Wer glaubt, dass seine Vorstellung von "Freiheit" widerlegen würde, dass es Schauungen geben kann, die kollektives menschliches Handeln betreffen, welches sich ereignen wird, wer glaubt, "Freiheit" bedeutete, Schauungsinhalte (Naturereignisse mal beiseite gelassen) könnten höchstens Wahrscheinlichkeiten niederen oder höheren Grades beschreiben, ähnlich den Prognosen irgendwelcher Wissenschaftler, ähnlich den Phantasien von Science-fiction-Autoren usw., der vertut seine Zeit in diesem Forum. Denn er erhält hier nur Brocken, über deren Qualität manchmal munter diskutiert wird, anhand diverser immanenter und externer Kriterien, und über die meist, fast immer auch nach langen Diskussionen keine Einigkeit (letztere ist ja für sich ohnehin kein Kriterium) hergestellt wird - und muss zu jedem Brocken ganz jenseits und ganz unabhängig von jeder Diskussion, also schon vor ihrem Anfang und noch nach ihrem Ende immer das sagen, was er immer schon vorher weiß:

"Nee da bleibe ich hartnäckig. Die Prophezeiung kann genauso gut eintreffen wie die Schauung nicht eintreffen kann. Und umgekehrt."

Ja, eben, wenn alles möglich ist, auch das Gegenteil, oder gar nichts, also auch was ganz anderes, das andere aber ebenso unbestimmbar bleibt und bleiben muss, dann werden Dir die hier diskutierten Inhalte keine Kriterien an die Hand geben, die Du in Dein praktisches Leben einbeziehst. Richtig? Falls doch, aus welchem guten Grund?

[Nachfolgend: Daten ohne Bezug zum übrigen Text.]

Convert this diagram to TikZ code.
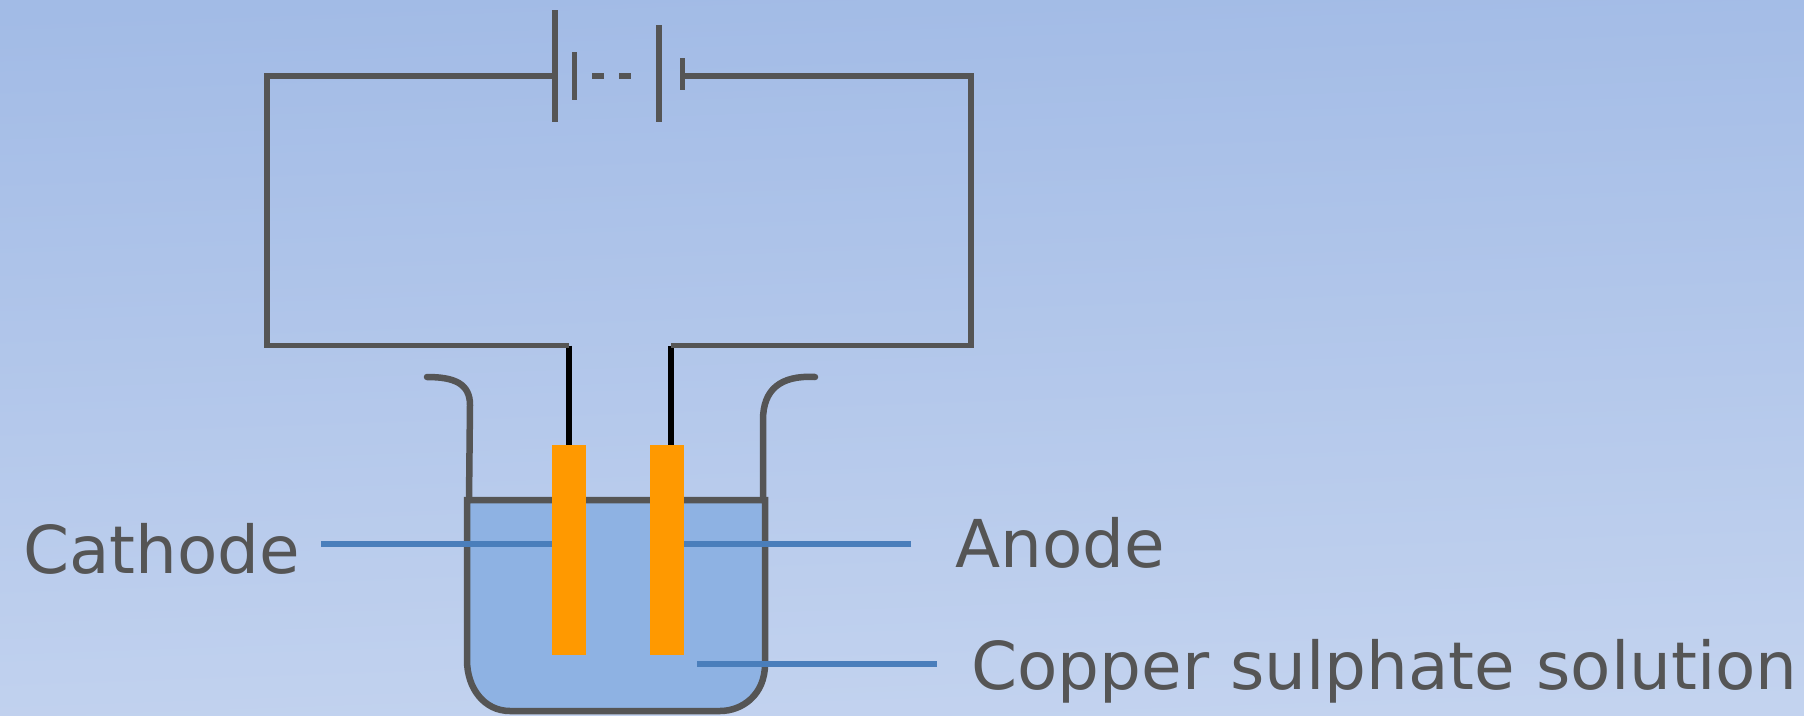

So wie ich dieses Forum kenne, ist es nicht so, dass hier alle gegen das Theoretisieren auch auf einer Metaebene wären - wenn es denn immanent schlüssig erscheint -, im Gegenteil: für manche ist die Klärung (Klärung heiß nicht bloßes Herumrühren) von Fragen, die sich aus der Faktizität der Nicht-Beliebigkeit von Schauungen ergeben, ein brennendes Bedürfnis - dies aber, weil letzterer eine praktische Bedeutung zugemessen wird. Wer letzteres nicht teilt und zu ersterem keinen Erkenntnisfortschritt bringt, ist unnütz - hier.